Leadership Council for Human Rights

~ Feet in the mud, head in the sky ~

Friday, July 06, 2007

Iranian Supreme Leader open to reinterpretation of women’s rights

Ayatollah Ali Khamenei, Iran’s Supreme Leader, has suggested a possible reinterpretation of Islamic law to allow for more women’s rights, The Associated Press reported Thursday.

While the Ayatollah was stern in his stance such a move would not be based on Western conviction, he emphasized the importance of the changing context of Islamic law in modern society.

“Some issues about women, which exist in religious jurisprudence, are not the final say. It is possible to interpret new points through research by a skillful jurist,” Khamenei said.

In Iran, women must have the permission of a male guardian before working or traveling. Women are also banned from becoming judges and have half the importance in court testimonies compared to men.
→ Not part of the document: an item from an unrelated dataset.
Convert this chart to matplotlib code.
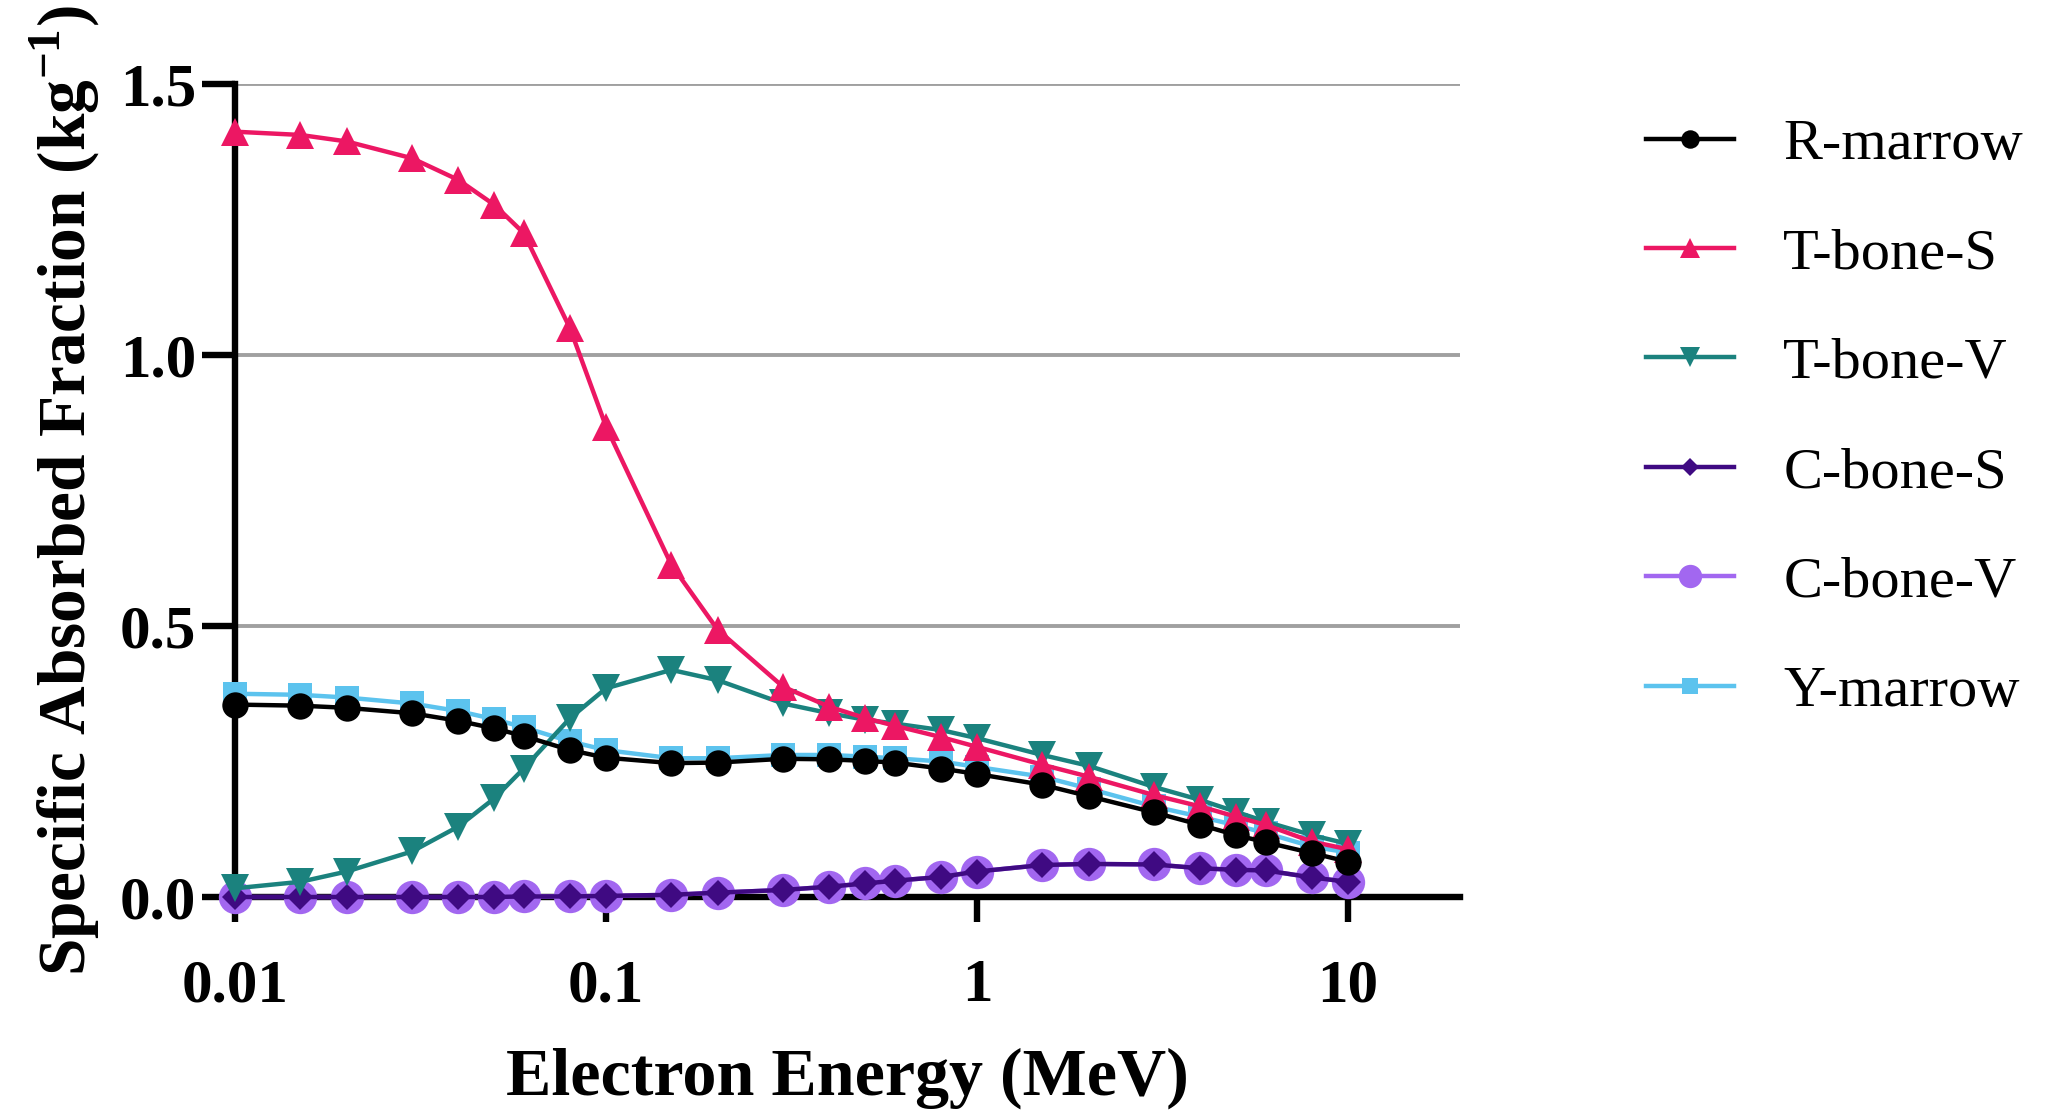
import matplotlib
matplotlib.use("Agg")
import matplotlib.pyplot as plt
from matplotlib.ticker import FixedLocator, FixedFormatter, NullLocator

plt.rcParams["font.family"] = ["Liberation Serif", "DejaVu Serif"]
plt.rcParams["mathtext.fontset"] = "custom"
plt.rcParams["mathtext.rm"] = "Liberation Serif"
plt.rcParams["mathtext.bf"] = "Liberation Serif:bold"

# ---- data ----
energy = [0.01, 0.015, 0.02, 0.03, 0.04, 0.05, 0.06, 0.08, 0.1, 0.15, 0.2,
          0.3, 0.4, 0.5, 0.6, 0.8, 1, 1.5, 2, 3, 4, 5, 6, 8, 10]

r_marrow = [0.355, 0.353, 0.349, 0.339, 0.325, 0.311, 0.297, 0.271, 0.257, 0.247, 0.248,
            0.255, 0.254, 0.251, 0.248, 0.237, 0.227, 0.207, 0.186, 0.156, 0.133, 0.114,
            0.101, 0.081, 0.065]
t_bone_s = [1.412, 1.406, 1.394, 1.363, 1.323, 1.277, 1.225, 1.049, 0.868, 0.613, 0.493,
            0.388, 0.351, 0.330, 0.316, 0.295, 0.277, 0.244, 0.222, 0.188, 0.167, 0.148,
            0.133, 0.102, 0.088]
t_bone_v = [0.016, 0.028, 0.047, 0.084, 0.130, 0.182, 0.237, 0.330, 0.385, 0.419, 0.400,
            0.357, 0.339, 0.327, 0.320, 0.308, 0.293, 0.262, 0.242, 0.203, 0.179, 0.157,
            0.139, 0.114, 0.098]
c_bone_s = [0.000, 0.000, 0.000, 0.000, 0.000, 0.000, 0.001, 0.001, 0.002, 0.004, 0.008,
            0.013, 0.019, 0.025, 0.030, 0.037, 0.047, 0.059, 0.061, 0.060, 0.053, 0.050,
            0.049, 0.036, 0.028]
c_bone_v = [0.000, 0.000, 0.000, 0.000, 0.000, 0.000, 0.001, 0.001, 0.002, 0.004, 0.008,
            0.013, 0.019, 0.025, 0.030, 0.037, 0.047, 0.059, 0.061, 0.060, 0.053, 0.050,
            0.049, 0.036, 0.028]
y_marrow = [0.375, 0.373, 0.368, 0.357, 0.343, 0.328, 0.313, 0.287, 0.271, 0.256, 0.256,
            0.262, 0.262, 0.259, 0.256, 0.250, 0.240, 0.222, 0.200, 0.167, 0.148, 0.132,
            0.118, 0.093, 0.082]

labels = ["R-marrow", "T-bone-S", "T-bone-V", "C-bone-S", "C-bone-V", "Y-marrow"]
x_ticks = [0.01, 0.1, 1, 10]
x_tick_labels = ["0.01", "0.1", "1", "10"]
y_ticks = [0.0, 0.5, 1.0, 1.5]
y_tick_labels = ["0.0", "0.5", "1.0", "1.5"]

# ---- styles ----
series = [
    (r_marrow, "#000000", "o", 19, 6),
    (t_bone_s, "#EC1763", "^", 20, 5),
    (t_bone_v, "#1B827E", "v", 20, 4),
    (c_bone_s, "#3F0A82", "D", 13.5, 3),
    (c_bone_v, "#A267F0", "o", 24, 2),
    (y_marrow, "#5CC3EE", "s", 17, 1),
]

fig = plt.figure(figsize=(20.67, 11.14), dpi=100)
ax = fig.add_axes([0.1137, 0.1948, 0.5925, 0.7298])

handles = []
for (vals, col, mk, ms, z), lab in zip(series, labels):
    h, = ax.plot(energy, vals, color=col, marker=mk, markersize=ms, markeredgewidth=0,
                 linewidth=3.2, label=lab, zorder=z + 3, clip_on=False)
    handles.append(h)

ax.set_xscale("log")
ax.set_xlim(0.01, 20)
ax.set_ylim(0, 1.5)

ax.xaxis.set_major_locator(FixedLocator(x_ticks))
ax.xaxis.set_major_formatter(FixedFormatter(x_tick_labels))
ax.xaxis.set_minor_locator(NullLocator())
ax.yaxis.set_major_locator(FixedLocator(y_ticks))
ax.yaxis.set_major_formatter(FixedFormatter(y_tick_labels))

for s in ["top", "right"]:
    ax.spines[s].set_visible(False)
for s in ["left", "bottom"]:
    ax.spines[s].set_linewidth(4.6)
    ax.spines[s].set_zorder(2.5)

ax.yaxis.grid(True, color="#A0A0A0", linewidth=2.8, zorder=0)
ax.set_axisbelow(True)

ax.tick_params(axis="x", direction="out", length=18, width=4.6, pad=26,
               labelsize=44)
ax.tick_params(axis="y", direction="out", length=24, width=4.6, pad=4,
               labelsize=44)
for t in ax.get_xticklabels() + ax.get_yticklabels():
    t.set_fontweight("bold")

ax.set_xlabel("Electron Energy (MeV)", fontsize=49, fontweight="bold", labelpad=24)
ax.set_ylabel(r"Specific Absorbed Fraction (kg$^{\mathbf{-1}}$)", fontsize=48.5,
              fontweight="bold", labelpad=12)

leg = fig.legend(handles=handles, labels=labels, loc="upper left",
                 bbox_to_anchor=(0.771, 0.941), frameon=False,
                 prop={"family": "Liberation Serif", "size": 42},
                 handlelength=1.5, handletextpad=0.85, labelspacing=0.97,
                 markerscale=0.7)

fig.savefig("out.png", dpi=100)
The apparent change in the Ayatollah’s message follows heavy criticisms on the detainment of several women activists who protested against the country’s oppressive laws, such as the equal distribution of inheritances, the equal weight of testimonies in court and the elimination of polygamy in Iran.

Women in Iran have more rights than many of their counterparts in other countries in the region. However, while women can drive and vote, as well as run for public office, gender discrimination is firmly entrenched.